Le 29 mai 2002, dans une
intervention au cours du Séminaire de Jacques-Alain Miller, Éric Laurent
faisait remarquer que notre temps reflète les mouvements étudiants de mai 68,
dans leur étendard du “il est interdit d’interdire”. A cette même époque, à Vincennes, Lacan parlait aux
étudiants mobilisés. Le 17 juin 1970, il clôt le séminaire XVII sur les mots:
“: c’est que , pas trop, mais justement assez, il m’arrive de vous faire
honte”. La psychanalyse viserait donc la honte, qui manquait à ce mouvement
libertaire.

Éric
Laurent reprend ces termes pour répondre à la question: mais la honte qui
circule déjà tellement, la honte qui pèse au névrosé quand il va chercher un
analyste, ne suffit-elle pas? Évidemment, la honte que Lacan veut causer est
autre, elle n’alimente pas la névrose quand elle s’oppose au débridement.
Forbes poursuit citant É. Laurent:

“La honte est un affect éminemment psychanalytique qui fait partie de la série
de la culpabilité. Une des boussoles de l’action psychanalytique, celle dans
laquelle Lacan a choisi de retraduire la franchise psychanalytique freudienne,
est de ne jamais déculpabiliser. Lorsque le sujet dit qu’il est coupable, il a
d’excellentes raisons de l’être, il a même toujours raison. C’est en tous cas
ce que dit l’hypothèse du sentiment de culpabilité inconsciente: le sujet a
toujours raison d’être coupable. Simplement, il ne sait pas pourquoi. Et
contrairement aux psychothérapies, la psychanalyse reconnaît, admet cette
culpabilité. En ce sens, “faire honte s’inscrit dans une volonté de faire
cristalliser cette culpabilité” ( Cours 19, p. 270 du Séminaire, J-A Miller,
2002).

La proposition peut provoquer la surprise, et J. Forbes ne manque pas de la
renforcer: en effet, Lacan insistait que la clinique doit toujours soulager
l’angoisse, mais sans jamais éloigner la culpabilité.
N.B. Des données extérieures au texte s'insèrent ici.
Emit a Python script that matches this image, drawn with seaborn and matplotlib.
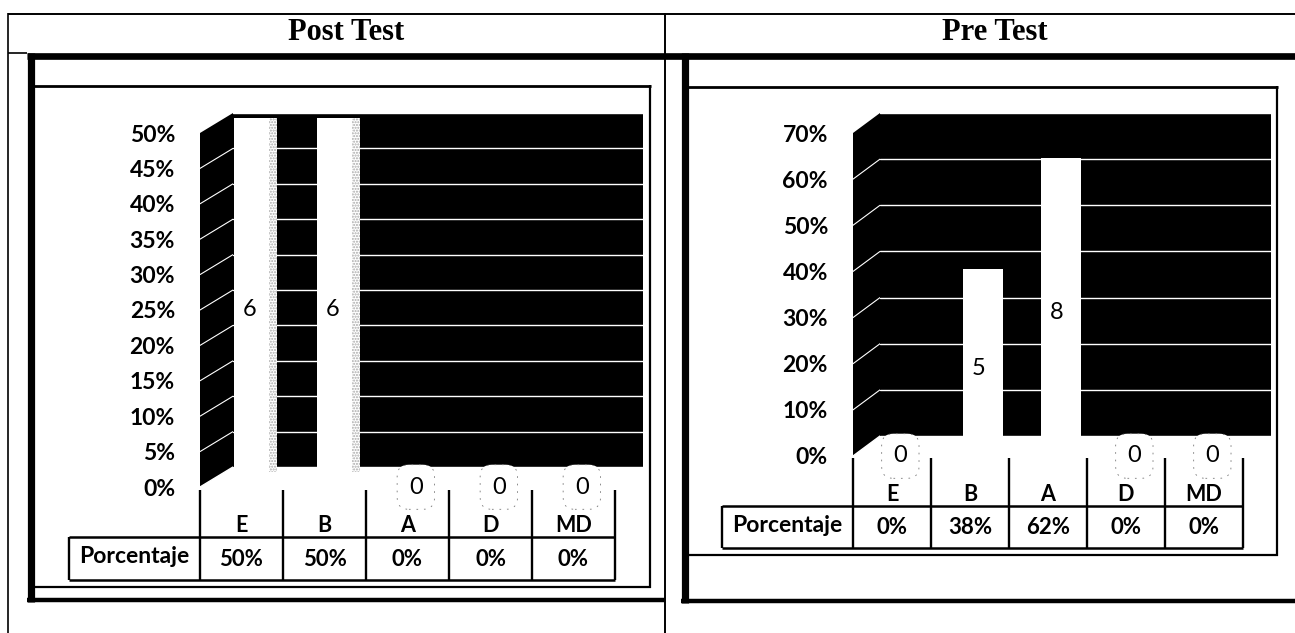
import matplotlib
matplotlib.use("Agg")
import matplotlib.pyplot as plt
import pandas as pd
import seaborn as sns
from matplotlib.patches import Polygon, Rectangle

W, H = 1295, 633

categories = ["E", "B", "A", "D", "MD"]
post_pct = [50, 50, 0, 0, 0]
post_counts = [6, 6, 0, 0, 0]
post_ticks = [0, 5, 10, 15, 20, 25, 30, 35, 40, 45, 50]
pre_pct = [0, 38, 62, 0, 0]
pre_counts = [0, 5, 8, 0, 0]
pre_ticks = [0, 10, 20, 30, 40, 50, 60, 70]
row_name = "Porcentaje"

sns.set_theme(style="white")
plt.rcParams["font.family"] = ["Lato", "DejaVu Sans"]

fig = plt.figure(figsize=(W / 100, H / 100), dpi=100, facecolor="white")


def pix_axes(x0, y_top, x1, y_bot, z, **kw):
    # axes placed by pixel box of the scan
    return fig.add_axes([x0 / W, 1 - y_bot / H, (x1 - x0) / W, (y_bot - y_top) / H], zorder=z, **kw)


# page layer in pixel coords, frames of the scanned table
bg = pix_axes(0, 0, W, H, 0)
bg.set_xlim(0, W)
bg.set_ylim(H, 0)
bg.axis("off")


def hline(y, x0, x1, lw=1.0):
    bg.plot([x0, x1], [y, y], color="black", lw=lw, solid_capstyle="butt")


def vline(x, y0, y1, lw=1.0):
    bg.plot([x, x], [y0, y1], color="black", lw=lw, solid_capstyle="butt")


# outer table
hline(14, 8, W, 1.4)
vline(8, 13, H, 1.2)
vline(665, 13, H, 1.4)
hline(52.5, 8, 27, 1.2)
hline(55.5, 27, W, 4.8)
bg.text(346, 33, "Post Test", family="Liberation Serif", weight="bold", fontsize=22, ha="center", va="center", color="black")
bg.text(995, 33, "Pre Test", family="Liberation Serif", weight="bold", fontsize=22, ha="center", va="center", color="black")

# left chart frame
vline(30.5, 53, 602, 5.2)
hline(85.5, 34, 651, 2.0)
vline(650, 85, 588, 1.6)
hline(587, 34, 651, 1.6)
hline(600, 27, 665, 3.2)

# right chart frame
vline(684.5, 53, 603, 5.2)
hline(86.5, 688, 1278, 2.0)
vline(1277, 86, 556, 1.6)
hline(555, 688, 1278, 1.6)
hline(601, 681, W, 3.2)


def draw_panel(pct, counts, ticks, top, x0, step, wall_x1, back_dx, back_dy, front_y0, front_y_top,
               table_x0, tick_y0, row_top, row_bot, bar_dx, bar_dy, speckle):
    x1 = x0 + step * 5
    df = pd.DataFrame({"cat": categories, "pct": pct})

    # side wall
    side = Polygon([(x0, front_y_top), (x0 + back_dx, front_y_top - back_dy),
                    (x0 + back_dx, front_y0 - back_dy), (x0, front_y0)], closed=True, color="black", lw=0)
    bg.add_patch(side)
    scale = (front_y0 - front_y_top) / top
    for t in ticks[1:-1]:
        yf = front_y0 - t * scale
        bg.plot([x0, x0 + back_dx], [yf, yf - back_dy], color="white", lw=0.8, zorder=3)
    bg.plot([x0, x0 + back_dx], [front_y0, front_y0 - back_dy], color="white", lw=1.0, zorder=3)

    # back wall
    wall = pix_axes(x0 + back_dx, front_y_top - back_dy, wall_x1, front_y0 - back_dy, 1)
    wall.set_facecolor("black")
    wall.set_xlim(0, 1)
    wall.set_ylim(0, top)
    wall.set_xticks([])
    wall.set_yticks(ticks)
    wall.set_yticklabels([])
    wall.grid(axis="y", color="white", lw=1.0)
    wall.tick_params(length=0)
    sns.despine(ax=wall, left=True, bottom=True, right=True, top=True)

    # columns sit between front and back plane
    bars = pix_axes(x0 + bar_dx, front_y_top - bar_dy, x1 + bar_dx, front_y0 - bar_dy, 2)
    bars.patch.set_alpha(0)
    sns.barplot(data=df, x="cat", y="pct", color="white", saturation=1, width=0.52, ax=bars)
    bars.set_xlim(-0.5, 4.5)
    bars.set_ylim(0, top)
    bars.axis("off")
    for p in bars.patches:
        p.set_linewidth(0)
        # white column carries down to the floor
        if p.get_height() > 0:
            p.set_y(-3)
            p.set_height(p.get_height() + 3)
            if speckle:
                w = p.get_width() * 0.18
                bars.add_patch(Rectangle((p.get_x() + p.get_width() - w, -3), w, p.get_height(),
                                         facecolor="white", edgecolor="#a8a8a8", hatch="......", lw=0))

    # front plane: y labels, category labels, data labels
    front = pix_axes(x0, front_y_top, x1, front_y0, 3)
    front.patch.set_alpha(0)
    front.set_xlim(-0.5, 4.5)
    front.set_ylim(0, top)
    front.set_xticks(range(5))
    front.set_xticklabels(categories, fontsize=15.5, fontweight="bold", color="black")
    front.tick_params(axis="x", length=0, pad=20)
    front.set_yticks(ticks)
    front.set_yticklabels([f"{t}%" for t in ticks], fontsize=16.5, fontweight="bold", color="black")
    front.tick_params(axis="y", length=0, pad=18)
    sns.despine(ax=front, left=True, bottom=True, right=True, top=True)
    for i, c in enumerate(counts):
        # scan leaves broken outlines round the empty labels, the others sit on white columns
        box = None
        if c == 0:
            box = dict(boxstyle="round,pad=0.5", fc="white", ec="#777777", lw=0.6, ls=(0, (2, 7)))
        front.annotate(str(c), (i, pct[i] / 2), xytext=(6, 0), textcoords="offset points", ha="center",
                       va="center", fontsize=17, color="black", annotation_clip=False, bbox=box)

    # data table under the chart
    for i in range(6):
        vline(x0 + i * step, tick_y0, row_bot, 1.7)
    vline(table_x0, row_top, row_bot, 1.7)
    hline(row_top, table_x0, x1, 1.8)
    hline(row_bot, table_x0, x1, 1.8)
    bg.text((table_x0 + x0) / 2, (row_top + row_bot) / 2 - 2, row_name, fontsize=16.5, fontweight="bold",
            ha="center", va="center", color="black")
    for i, v in enumerate(pct):
        bg.text(x0 + (i + 0.5) * step, (row_top + row_bot) / 2 + 1, f"{v}%", fontsize=16, fontweight="bold",
                ha="center", va="center", color="black")


draw_panel(post_pct, post_counts, post_ticks, 50, 200, 83, 643, 33, 20, 487, 133,
           69, 490, 537, 580, 14, 15, True)
draw_panel(pre_pct, pre_counts, pre_ticks, 70, 853, 78, 1271, 27, 20, 456, 133,
           722, 458, 506, 548, 13, 12, False)

fig.savefig("out.png", dpi=100)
Dans son séminaire de la semaine
qui suivait l’intervention d’E. Laurent, J-A Miller reprenait et commentait les
termes, reformulant certaines notions sans toutefois discorder, mais y ajoutant
des nuances. Ainsi il suggérait particulièrement la distinction entre honte et
culpabilité.

La honte psychanalytique est
, selon J-A Miller, plus intime que la culpabilité, justement parce que
celle-ci est mue par des facteurs sociaux et moraux. La honte, dit J-A Miller,
“est un affect primaire du rapport à l’Autre”. Et J. Forbes cite: “Dire que cet
affect est primaire, c’est sans doute vouloir le différencier de la
culpabilité. Si l’on voulait s’engager dans cette voie, on dirait que la
culpabilité est l’effet sur le sujet d’un Autre qui juge – à cet Autre on
mettra une majuscule -, donc un Autre qui recèle des valeurs que le sujet
aurait transgressées” (p. 296).

L’Autre
de la honte, par contre, serait antérieur,: il ne juge pas, mais “seulement
voit ou donne à voir””. Il est l’Autre primordial qui fonde la pudeur de la
nudité, par exemple, indépendamment de toute transgression. J-A Miller met en
rapport , au bout du compte, la culpabilité avec le désir, et la honte,
radicalement intime avec la jouissance.

C’est cette honte
psychanalytique, au-delà du jugement, au-delà du délit et de la morale, la
seule réponse possible au débridement de la globalisation, conclut Jorge
Forbes. L’honneur, symbolique, se fonde sur cette honte. En même temps, ce qui,
de l’imaginaire, touche ce point intime de chaque personne – qui lui permet d’y
faire avec sa particularité – c’est le luxe, selon la présentation qu’en fait
Jorge Forbes: un luxe très particulier, psychanalytique.